Возникает закономерность: чем меньше остается фронтовиков, тем охотнее от них отворачиваются.
Колесников зачем-то ввязался в защиту стелы у алматинского мясокомбината, на которой выбиты имена 11 погибших солдат.
Ему отвечают: никакой архитектурной ценности стела не представляет и потому город не собирается ее включать в список охраняемых памятников.
А он не понимает. Как это? И пытается извиниться перед Маратом РАХИМГАЗИЕВЫМ, сыном одного из тех, чья фамилия выбита на стеле.
Другой человек, Ержан УЗАК, обратившийся к Колесникову, в своем ауле хотел поставить памятную табличку на улице, которая названа в честь трех братьев его отца, погибших на фронте.
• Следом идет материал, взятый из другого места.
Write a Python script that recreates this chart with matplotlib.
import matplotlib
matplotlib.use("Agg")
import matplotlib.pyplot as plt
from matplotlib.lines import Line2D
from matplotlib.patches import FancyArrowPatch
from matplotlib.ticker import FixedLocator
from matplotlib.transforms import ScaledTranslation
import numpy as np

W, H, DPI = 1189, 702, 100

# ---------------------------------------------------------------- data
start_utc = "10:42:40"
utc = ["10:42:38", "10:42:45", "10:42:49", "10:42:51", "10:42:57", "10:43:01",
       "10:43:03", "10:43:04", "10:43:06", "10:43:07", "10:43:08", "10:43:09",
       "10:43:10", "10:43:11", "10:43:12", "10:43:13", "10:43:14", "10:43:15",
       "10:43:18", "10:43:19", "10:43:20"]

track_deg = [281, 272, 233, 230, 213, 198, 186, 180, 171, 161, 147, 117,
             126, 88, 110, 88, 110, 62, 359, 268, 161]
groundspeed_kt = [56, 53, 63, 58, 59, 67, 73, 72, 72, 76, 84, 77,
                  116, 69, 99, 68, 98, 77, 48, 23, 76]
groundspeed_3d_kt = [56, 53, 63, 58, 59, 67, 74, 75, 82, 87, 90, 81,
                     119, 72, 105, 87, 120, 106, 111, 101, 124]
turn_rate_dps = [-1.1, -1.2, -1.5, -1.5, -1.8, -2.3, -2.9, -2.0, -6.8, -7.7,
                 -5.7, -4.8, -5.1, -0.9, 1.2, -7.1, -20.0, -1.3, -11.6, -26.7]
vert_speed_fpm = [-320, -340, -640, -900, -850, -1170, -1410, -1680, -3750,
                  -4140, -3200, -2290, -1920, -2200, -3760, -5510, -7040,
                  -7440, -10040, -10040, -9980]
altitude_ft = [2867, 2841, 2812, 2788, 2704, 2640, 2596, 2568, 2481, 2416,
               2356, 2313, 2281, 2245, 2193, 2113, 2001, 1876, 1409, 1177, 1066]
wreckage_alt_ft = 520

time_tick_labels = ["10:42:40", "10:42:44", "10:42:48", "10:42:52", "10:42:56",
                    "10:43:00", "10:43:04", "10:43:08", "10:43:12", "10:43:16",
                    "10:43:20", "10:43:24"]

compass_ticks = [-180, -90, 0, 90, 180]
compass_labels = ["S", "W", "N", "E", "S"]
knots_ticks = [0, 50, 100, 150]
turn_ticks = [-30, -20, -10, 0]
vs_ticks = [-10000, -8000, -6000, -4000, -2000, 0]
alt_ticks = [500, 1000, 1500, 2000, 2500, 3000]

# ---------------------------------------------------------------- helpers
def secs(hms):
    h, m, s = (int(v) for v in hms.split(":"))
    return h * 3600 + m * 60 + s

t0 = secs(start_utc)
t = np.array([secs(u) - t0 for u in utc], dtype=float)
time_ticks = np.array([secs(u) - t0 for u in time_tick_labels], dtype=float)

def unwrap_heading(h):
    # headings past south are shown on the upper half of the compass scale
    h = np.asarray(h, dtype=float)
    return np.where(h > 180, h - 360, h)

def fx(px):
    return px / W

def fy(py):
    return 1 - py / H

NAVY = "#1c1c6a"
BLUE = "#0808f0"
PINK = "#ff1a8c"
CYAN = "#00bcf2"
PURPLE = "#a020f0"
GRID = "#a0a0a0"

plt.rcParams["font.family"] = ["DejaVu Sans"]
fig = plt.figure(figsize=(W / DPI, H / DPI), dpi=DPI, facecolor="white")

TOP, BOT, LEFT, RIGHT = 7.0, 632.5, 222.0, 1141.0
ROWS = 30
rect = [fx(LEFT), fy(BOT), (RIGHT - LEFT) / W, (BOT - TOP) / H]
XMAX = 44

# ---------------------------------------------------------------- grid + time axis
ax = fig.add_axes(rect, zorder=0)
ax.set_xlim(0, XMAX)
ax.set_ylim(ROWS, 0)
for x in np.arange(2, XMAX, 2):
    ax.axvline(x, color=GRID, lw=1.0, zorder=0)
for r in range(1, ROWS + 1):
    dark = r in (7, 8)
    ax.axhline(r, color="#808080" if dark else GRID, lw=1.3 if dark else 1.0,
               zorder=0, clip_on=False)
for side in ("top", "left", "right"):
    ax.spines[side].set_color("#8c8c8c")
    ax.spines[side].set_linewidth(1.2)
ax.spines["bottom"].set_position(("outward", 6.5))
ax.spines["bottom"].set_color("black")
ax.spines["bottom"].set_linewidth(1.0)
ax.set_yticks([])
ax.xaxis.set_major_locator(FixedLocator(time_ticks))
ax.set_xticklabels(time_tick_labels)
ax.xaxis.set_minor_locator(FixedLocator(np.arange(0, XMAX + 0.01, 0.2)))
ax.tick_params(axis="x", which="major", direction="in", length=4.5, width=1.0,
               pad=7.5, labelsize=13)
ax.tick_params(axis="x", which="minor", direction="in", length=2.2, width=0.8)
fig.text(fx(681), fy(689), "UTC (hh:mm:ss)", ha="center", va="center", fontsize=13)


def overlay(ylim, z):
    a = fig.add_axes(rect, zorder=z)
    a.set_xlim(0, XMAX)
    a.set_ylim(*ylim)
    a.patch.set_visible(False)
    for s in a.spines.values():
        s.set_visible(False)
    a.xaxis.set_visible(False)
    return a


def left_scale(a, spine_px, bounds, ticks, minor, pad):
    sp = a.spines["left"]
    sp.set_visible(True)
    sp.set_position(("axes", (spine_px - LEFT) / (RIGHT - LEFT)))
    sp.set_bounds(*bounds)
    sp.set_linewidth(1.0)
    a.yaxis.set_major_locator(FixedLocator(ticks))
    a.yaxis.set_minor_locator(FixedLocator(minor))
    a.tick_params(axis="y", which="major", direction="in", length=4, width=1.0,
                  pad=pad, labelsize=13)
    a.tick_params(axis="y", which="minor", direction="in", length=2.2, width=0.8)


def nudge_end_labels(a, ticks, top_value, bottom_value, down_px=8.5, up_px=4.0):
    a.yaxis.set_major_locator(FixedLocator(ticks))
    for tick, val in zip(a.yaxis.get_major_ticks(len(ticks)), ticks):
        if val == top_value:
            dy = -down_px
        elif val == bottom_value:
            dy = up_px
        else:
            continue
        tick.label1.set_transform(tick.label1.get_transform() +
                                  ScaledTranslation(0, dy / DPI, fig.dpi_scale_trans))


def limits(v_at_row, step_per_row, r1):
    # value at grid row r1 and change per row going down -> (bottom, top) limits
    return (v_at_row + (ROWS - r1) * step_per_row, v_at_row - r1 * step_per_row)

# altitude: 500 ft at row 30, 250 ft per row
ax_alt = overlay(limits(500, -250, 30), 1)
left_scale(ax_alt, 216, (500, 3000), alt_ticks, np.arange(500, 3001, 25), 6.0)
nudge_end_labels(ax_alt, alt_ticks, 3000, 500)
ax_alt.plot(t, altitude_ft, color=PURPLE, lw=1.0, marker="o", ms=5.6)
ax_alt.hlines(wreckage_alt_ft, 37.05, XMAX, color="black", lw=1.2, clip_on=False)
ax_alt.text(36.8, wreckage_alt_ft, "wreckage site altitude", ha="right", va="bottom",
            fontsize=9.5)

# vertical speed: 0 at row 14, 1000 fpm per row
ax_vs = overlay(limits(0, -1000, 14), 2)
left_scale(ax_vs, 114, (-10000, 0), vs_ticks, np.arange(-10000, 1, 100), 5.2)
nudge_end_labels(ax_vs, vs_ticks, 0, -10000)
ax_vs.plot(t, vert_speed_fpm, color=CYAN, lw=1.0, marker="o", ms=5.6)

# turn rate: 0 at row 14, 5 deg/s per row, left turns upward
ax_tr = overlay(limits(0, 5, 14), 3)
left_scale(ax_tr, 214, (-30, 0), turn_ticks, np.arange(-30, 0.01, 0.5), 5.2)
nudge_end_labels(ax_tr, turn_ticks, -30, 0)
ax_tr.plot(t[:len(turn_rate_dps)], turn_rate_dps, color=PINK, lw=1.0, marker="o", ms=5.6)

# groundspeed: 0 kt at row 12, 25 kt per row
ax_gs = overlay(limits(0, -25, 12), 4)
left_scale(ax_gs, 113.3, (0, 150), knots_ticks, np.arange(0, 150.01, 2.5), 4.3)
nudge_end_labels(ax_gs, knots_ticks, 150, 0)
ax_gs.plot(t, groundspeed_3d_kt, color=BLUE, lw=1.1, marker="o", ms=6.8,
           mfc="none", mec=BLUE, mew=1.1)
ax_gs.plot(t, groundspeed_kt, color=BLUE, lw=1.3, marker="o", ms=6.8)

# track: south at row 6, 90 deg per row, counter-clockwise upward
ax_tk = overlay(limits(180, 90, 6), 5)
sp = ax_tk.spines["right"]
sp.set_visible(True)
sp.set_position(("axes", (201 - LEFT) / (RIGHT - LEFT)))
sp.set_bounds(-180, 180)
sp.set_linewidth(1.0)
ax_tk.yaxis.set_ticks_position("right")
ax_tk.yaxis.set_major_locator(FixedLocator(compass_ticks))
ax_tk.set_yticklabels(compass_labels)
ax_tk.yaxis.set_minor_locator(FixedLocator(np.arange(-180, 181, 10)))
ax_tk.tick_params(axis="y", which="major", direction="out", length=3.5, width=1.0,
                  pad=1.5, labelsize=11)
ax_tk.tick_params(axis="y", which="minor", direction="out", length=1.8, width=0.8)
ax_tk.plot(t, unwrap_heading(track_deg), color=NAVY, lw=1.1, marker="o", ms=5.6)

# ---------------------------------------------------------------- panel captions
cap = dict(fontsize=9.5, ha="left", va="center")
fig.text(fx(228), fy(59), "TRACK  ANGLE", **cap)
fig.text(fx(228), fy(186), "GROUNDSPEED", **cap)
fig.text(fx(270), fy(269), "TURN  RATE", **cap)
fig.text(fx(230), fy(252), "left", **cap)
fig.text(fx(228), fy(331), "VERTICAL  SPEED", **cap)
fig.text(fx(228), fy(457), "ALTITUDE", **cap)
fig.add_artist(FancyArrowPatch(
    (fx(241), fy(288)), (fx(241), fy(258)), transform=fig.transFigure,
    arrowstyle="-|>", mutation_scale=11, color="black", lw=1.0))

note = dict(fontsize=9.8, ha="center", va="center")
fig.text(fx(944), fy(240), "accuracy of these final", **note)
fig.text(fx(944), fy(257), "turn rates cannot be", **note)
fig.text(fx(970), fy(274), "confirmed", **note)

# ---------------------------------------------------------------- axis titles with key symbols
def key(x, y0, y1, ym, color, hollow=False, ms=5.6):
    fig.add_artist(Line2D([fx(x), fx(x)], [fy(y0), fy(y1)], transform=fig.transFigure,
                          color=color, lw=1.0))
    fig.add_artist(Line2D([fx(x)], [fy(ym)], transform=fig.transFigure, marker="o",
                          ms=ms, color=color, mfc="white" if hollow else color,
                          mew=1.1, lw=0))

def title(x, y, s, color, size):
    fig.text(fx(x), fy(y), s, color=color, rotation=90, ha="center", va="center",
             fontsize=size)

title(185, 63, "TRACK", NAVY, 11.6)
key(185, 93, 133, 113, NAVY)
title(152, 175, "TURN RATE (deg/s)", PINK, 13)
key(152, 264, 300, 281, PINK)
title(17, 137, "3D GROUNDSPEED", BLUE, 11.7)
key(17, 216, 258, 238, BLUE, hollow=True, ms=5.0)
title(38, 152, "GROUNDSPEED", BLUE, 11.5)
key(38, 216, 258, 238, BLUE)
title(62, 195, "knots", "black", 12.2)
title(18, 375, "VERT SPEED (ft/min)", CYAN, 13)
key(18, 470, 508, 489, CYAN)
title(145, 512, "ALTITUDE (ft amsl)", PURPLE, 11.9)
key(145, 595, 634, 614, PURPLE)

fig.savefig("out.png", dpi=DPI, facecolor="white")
И ему говорят: нельзя.
Не может Колесников уловить логику отказов. Может, ее совсем и нет? Подождем чуть-чуть - и фронтовиков не останется. Сотрем на фиг все, начиная с Вечного огня.
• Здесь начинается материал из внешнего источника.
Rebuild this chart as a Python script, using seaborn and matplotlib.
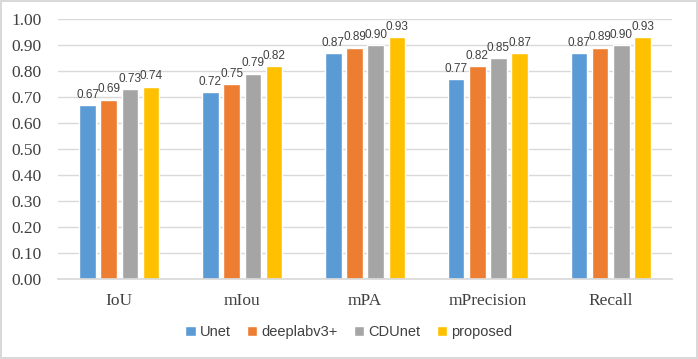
import matplotlib
matplotlib.use("Agg")
import matplotlib.pyplot as plt
import pandas as pd
import seaborn as sns

# Метрики и модели
metrics = ["IoU", "mIou", "mPA", "mPrecision", "Recall"]
models = ["Unet", "deeplabv3+", "CDUnet", "proposed"]
unet = [0.67, 0.72, 0.87, 0.77, 0.87]
deeplab = [0.69, 0.75, 0.89, 0.82, 0.89]
cdunet = [0.73, 0.79, 0.90, 0.85, 0.90]
proposed = [0.74, 0.82, 0.93, 0.87, 0.93]
yticks = [i / 10 for i in range(11)]

PALETTE = ["#5B9BD5", "#ED7D31", "#A5A5A5", "#FFC000"]

rows = []
for model, vals in zip(models, [unet, deeplab, cdunet, proposed]):
    for m, v in zip(metrics, vals):
        rows.append({"metric": m, "model": model, "value": v})
df = pd.DataFrame(rows)

sns.set_theme(style="white")
plt.rcParams["font.family"] = ["Liberation Serif", "DejaVu Serif"]

fig = plt.figure(figsize=(6.98, 3.59), dpi=100)
fig.patch.set_edgecolor("#D9D9D9")
fig.patch.set_linewidth(1.5)
ax = fig.add_axes([0.083, 0.223, 0.88, 0.724])

sns.barplot(data=df, x="metric", y="value", hue="model", order=metrics,
            hue_order=models, palette=PALETTE, width=0.69, gap=0.22,
            saturation=1, ax=ax, legend=True)

for cont in ax.containers:
    ax.bar_label(cont, fmt="%.2f", padding=3, fontsize=8.5, color="#404040",
                 family="Liberation Sans")

ax.set_ylim(0, 1.0)
ax.set_yticks(yticks)
ax.set_yticklabels([f"{t:.2f}" for t in yticks])
ax.yaxis.grid(True, color="#D9D9D9", lw=1)
ax.set_axisbelow(True)
for s in ["left", "right", "top"]:
    ax.spines[s].set_visible(False)
ax.spines["bottom"].set_color("#D9D9D9")
ax.tick_params(axis="both", length=0, labelsize=12.5, colors="#404040")
ax.tick_params(axis="y", pad=12)
ax.tick_params(axis="x", pad=10)
ax.set_xlabel("")
ax.set_ylabel("")

handles, labels = ax.get_legend_handles_labels()
ax.get_legend().remove()
fig.legend(handles, labels, loc="center", bbox_to_anchor=(0.5, 0.075), ncol=4,
           frameon=False, handlelength=0.7, handleheight=0.7,
           handletextpad=0.3, columnspacing=1.1,
           prop={"family": "Liberation Sans", "size": 10.5},
           labelcolor="#404040")

fig.savefig("out.png", dpi=100)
Жена Колесникова, работая долгие годы в госкомстате, собирает по привычке данные. Только за последние месяцы в Алматы стало на 300 ветеранов меньше.
Людмила Федоровна только в апреле этого года узнала правду о своем отце, старшем лейтенанте Мухортове Федоре Григорьевиче, пропавшем без вести в начале войны. На сайте obd-memorial.ru выложили документы по концлагерям. Ее отец попал в плен, находился в поле у местечка под названием Святовша, где при первом снеге военнопленные руками рыли себе что-то наподобие жилищ. В документах сказано, что через несколько месяцев оставшиеся в живых 200 человек отправлены в Освенцим. Номер отца значится 45864, даже если он был последним в списке, говорит она, то посчитайте, сколько умерло на поле…
* * *
Просыпающийся от крика по ночам Колесников ходит по пятам за женой и пытается ее успокоить от чувств, которые нахлынули в связи с открывшейся правдой о последних днях отца.
Война, сколько от нее ни беги, идет по пятам, напоминая о себе. Рядовой войны Колесников просто хочет, чтобы мы не прошли через те ужасы, что выпали на долю его поколения. И идет на встречи с чиновниками порой как в бой. Его порой не пускают на порог. И не слышат, как будто контузия не у Александра Егоровича, а у них.